Section 4 of Public Law 95-495 (16 U.S.C. 1132 note; 92 Stat. 1652) is amended by adding at the end the following:

``(j) Permit Reservation System.--It is the sense of Congress that the Secretary should take steps, if feasible, to move the permit reservation system for the wilderness to northeastern Minnesota. In taking such steps, the Secretary should give preference to a contractor located in a county in which part of the wilderness lies.''.

SEC. 7. ANNUAL GRANTS.

Section 16 of Public Law 95-495 (16 U.S.C. 1132 note; 92 Stat. 1658) is amended by adding at the end the following:

``(c) Annual Grants.--Of the amounts made available under section 21, the Secretary shall make a portion available each year to the State of Minnesota to be used by the Department of Natural Resources to be used to pay the costs of providing employees and equipment in the wilderness (in addition to the employees and equipment being provided before the date of enactment of this subsection) for activities such as--

``(1) campsite restoration;

``(2) trail and campsite maintenance;

``(3) law enforcement;

``(4) monitoring of the management plan described in section 20;

``(5) user education; and

``(6) other appropriate activities, as determined by the Secretary.''.

SEC. 8. AIRSPACE RESERVATION.

The provisions of Executive Order No. 10092 (14 Fed. Reg. 7637) shall be applicable to the areas depicted as wilderness on the map referred to in the amendments made by section 3. SEC. 9. AUTHORIZATION OF APPROPRIATIONS.

Section 21 of Public Law 95-495 (16 U.S.C. 1132 note; 92 Stat. 1659) is amended to read as follows:

``SEC. 21. AUTHORIZATION OF APPROPRIATIONS.

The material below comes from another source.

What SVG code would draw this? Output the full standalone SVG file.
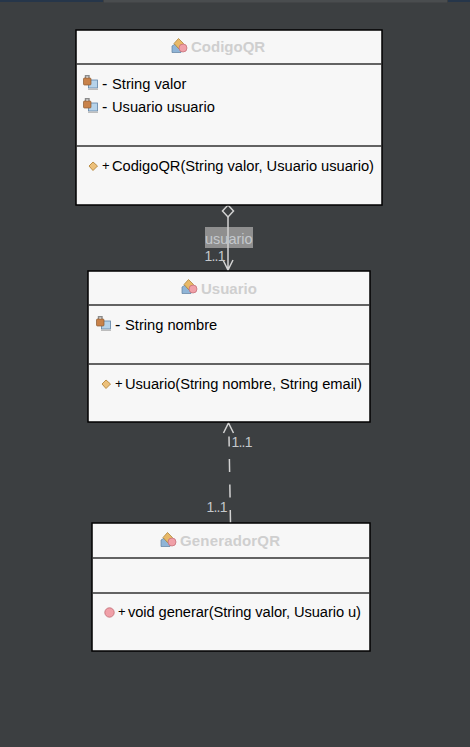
<svg xmlns="http://www.w3.org/2000/svg" width="470" height="747" viewBox="0 0 470 747">
<style>
text{font-family:"Liberation Sans",Arial,sans-serif}
.box{fill:#f7f7f7;stroke:#000;stroke-width:1.5}
.sep{stroke:#333;stroke-width:1.5}
.title{font-size:15px;font-weight:bold;fill:#cfcfcf}
.mem{font-size:14.700px;fill:#000}
.sign{font-size:13px;fill:#000}
.minus{font-size:16px;fill:#000}
.lab{font-size:14px;fill:#c4c8cc}
.conn{fill:none;stroke:#d2d2d2;stroke-width:1.5}
</style>
<defs>
<g id="clsIcon">
<path d="M0 8L5 5L9 9L9 14.500L0 14.500Z" fill="#8fb4d6" stroke="#5f7f9f" stroke-width=".7"/>
<path d="M6.500 0.500L11.500 5.500L6.500 10.500L2 5.500Z" fill="#e8b868" stroke="#a67c30" stroke-width=".7"/>
<circle cx="11" cy="10" r="4" fill="#f0a0a8" stroke="#c06a72" stroke-width=".7"/>
</g>
<g id="attrIcon">
<rect x="5.500" y="5" width="9" height="8" fill="#b6d3ea" stroke="#5f82a5" stroke-width=".8"/>
<rect x="5" y="13.500" width="10" height="1.500" fill="#bdbdbd"/>
<path d="M2.500 3V0.800H6V3" fill="none" stroke="#8a8a8a" stroke-width="1.400"/>
<rect x="0.500" y="3" width="7.500" height="7" rx="1" fill="#c8824a" stroke="#8a5a32" stroke-width=".7"/>
</g>
<g id="ctorIcon">
<path d="M5 1L9.500 5L5 9.500L1 5Z" fill="#ecc07a" stroke="#bc8f48" stroke-width="1" stroke-linejoin="round"/>
</g>
</defs>
<rect width="470" height="747" fill="#3c3f41"/>
<rect x="0" y="0" width="103" height="2" fill="#26364a"/>
<rect x="104" y="0" width="343" height="2.500" fill="#4a4d4f"/>
<rect x="448" y="0" width="22" height="2" fill="#26364a"/>
<g id="connectors">
<rect x="205" y="227" width="48" height="21" fill="#8f8f8f"/>
<path class="conn" d="M228 217L228 270M223 260L228 270L233 260"/>
<path d="M228 205L233.500 211L228 217L222.500 211Z" fill="#3c3f41" stroke="#d2d2d2" stroke-width="1.500"/>
<text class="lab" x="205" y="244" style="font-size:14.500px">usuario</text>
<text class="lab" x="204.500" y="261" textLength="21">1..1</text>
<path class="conn" d="M230.500 523L229 436.500" stroke-dasharray="13 12.500"/>
<path class="conn" d="M223.500 433L228.500 423L233.500 433"/>
<text class="lab" x="231.500" y="447" textLength="21">1..1</text>
<text class="lab" x="206.500" y="512" textLength="21">1..1</text>
</g>
<g id="CodigoQR">
<rect class="box" x="76" y="30" width="306" height="175"/>
<path class="sep" d="M76 64H382M76 146H382"/>
<use href="#clsIcon" x="172" y="38"/>
<text class="title" x="191" y="52">CodigoQR</text>
<use href="#attrIcon" x="83" y="75"/>
<text class="minus" x="102" y="89">-</text>
<text class="mem" x="112" y="89">String valor</text>
<use href="#attrIcon" x="83" y="98"/>
<text class="minus" x="102" y="112">-</text>
<text class="mem" x="112" y="112">Usuario usuario</text>
<use href="#ctorIcon" x="88" y="161"/>
<text class="sign" x="102" y="170">+</text>
<text class="mem" x="112" y="171" textLength="262">CodigoQR(String valor, Usuario usuario)</text>
</g>
<g id="Usuario">
<rect class="box" x="88" y="271" width="282" height="151"/>
<path class="sep" d="M88 305H370M88 364H370"/>
<use href="#clsIcon" x="182" y="279"/>
<text class="title" x="201" y="294">Usuario</text>
<use href="#attrIcon" x="96" y="316"/>
<text class="minus" x="115" y="330">-</text>
<text class="mem" x="125" y="330">String nombre</text>
<use href="#ctorIcon" x="101" y="379"/>
<text class="sign" x="115" y="388">+</text>
<text class="mem" x="125" y="389" textLength="237">Usuario(String nombre, String email)</text>
</g>
<g id="GeneradorQR">
<rect class="box" x="92" y="523" width="278" height="128"/>
<path class="sep" d="M92 558H370M92 593H370"/>
<use href="#clsIcon" x="161" y="532"/>
<text class="title" x="180" y="546" textLength="100">GeneradorQR</text>
<circle cx="109.500" cy="612.500" r="4.700" fill="#f0a0a8" stroke="#c06a72" stroke-width=".8"/>
<text class="sign" x="118" y="616">+</text>
<text class="mem" x="128" y="617" textLength="233">void generar(String valor, Usuario u)</text>
</g>
</svg>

``In addition to any other funds authorized to be appropriated for the wilderness, there are authorized to be appropriated to carry out this Act--

``(1) $3,500,000 for fiscal year 1998; and

``(2) such sums as are necessary for each fiscal year thereafter.''.

SEC. 10. EFFECTIVE DATE.

This Act and the amendments made by this Act take effect on January 1, 1998.